Center helps hungry students gain needed nutrition

Times Staff Writer

Eight years ago, Monrovia public school officials polled their children about what they would like to buy with leftover money in the district’s after-school care program.

More computers? Art supplies? Electronic games? Volleyballs?

The overwhelming answer: more food.

That’s when Foothill Unity Center, a Monrovia-based nonprofit organization that provides food, clothing, motel vouchers and other essential goods to low-income families in the San Gabriel Valley, decided to launch an after-school snack program per the school district’s request.


Although the district provides one snack during the after-school program, Foothill officials said that just wasn’t enough for many students -- most of whom are low-income and may get just one good meal a day.

“They were hungry,” said Joan Whitenack, Foothill’s executive director. “It was such a heartfelt need that the children expressed.”

Today, Foothill provides daily snacks to 650 children from six Monrovia public elementary and middle schools and to a Pasadena boys and girls club. The proportion of students who qualify for the free lunch program for low-income children ranges from 50% at one school to 71% at another.

On a recent afternoon, Foothill’s food service coordinator, Albert Rodriguez, made his delivery rounds of healthy snacks to three of the six schools.


At Plymouth Elementary School, Rodriguez unloaded boxes of Granny Smith apples, dried bananas, cinnamon-flavored cookies and yogurt and delivered them to the waiting children.

Site manager Patty Treliving said some of the 103 children in Plymouth’s after-school program arrive as early as 6:30 a.m. and stay until 5 p.m., long hours that lead to empty stomachs.

In one family, she said, the father is unemployed and much of the meager income the mother brings in is spent on medicines for their child’s liver problems. There seems to be little left over for nutritious, filling meals, Treliving said.

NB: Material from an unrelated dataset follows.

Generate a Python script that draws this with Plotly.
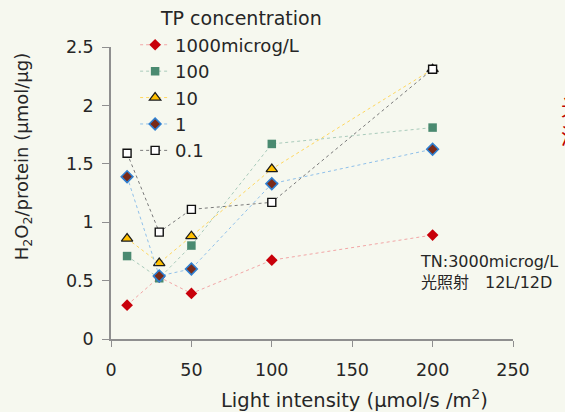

“My heart breaks,” she said. “The kids are always hungry.”

At Santa Fe Middle School, site manager MaryLou Pichardo said Foothill’s healthier snacks have been a godsend. The apples and other fresh fruit have been particularly popular, she said, helping to replace the district’s previous fare of churros, cinnamon bread and other sugary, fatty foods.

The children themselves seem to enjoy the healthy snacks -- most of the time. At Bradoaks Elementary School, Alexis McPherson, a freckled-face fourth-grader, munched on Foothill-provided vegetable crackers and proudly pointed out that it contained “real vegetables and no trans fats.”

But she confessed that she also liked junk food, including potato chips.

“I like a mixture of both, because too much healthy stuff can get boring,” Alexis said.


Rodriguez said that healthier food, such as fresh fruit, is more expensive than junk food. A case of 750 apples costs $500, he said, while cookies can be bought for a fraction of that price.

Whitenack said Foothill depended on grants to help improve the quality of snacks. This year, the Times Family Fund awarded Foothill Unity Center $20,000, primarily for its after-school snack program.

“It really makes a huge difference in the level of quality of snacks we’re able to provide the children,” Whitenack said.

The after-school snack program is just one small part of Foothill’s extensive activities. Last year, the center gave out more than 1 million pounds of food to 2,076 families who earn less than 150% of the federal poverty level. That amounts to an annual income of $15,315 for an individual or $30,975 for a family of four.

The families are given packs of canned and dry foods each month and weekly supplements of perishable items, such as meat, milk, fresh fruit and vegetables.

A “choice shelf” is stocked with personal hygiene items and ethnic foods such as Indian curry, Thai coconut milk, black beans, hummus and Chinese chili garlic sauce for those who want them.

Foothill also distributes lunches for the homeless, clothing, motel vouchers and other items.

The program, which started in 1980 in a church closet, is now nonsectarian and serves 11 cities, including Altadena, Arcadia, Duarte, Monrovia, Pasadena, Sierra Madre and South Pasadena.


“I’m proud to work here,” Rodriguez said. “Imagine if your job is just to help people. It’s a tremendous feeling. You never go home unsatisfied.”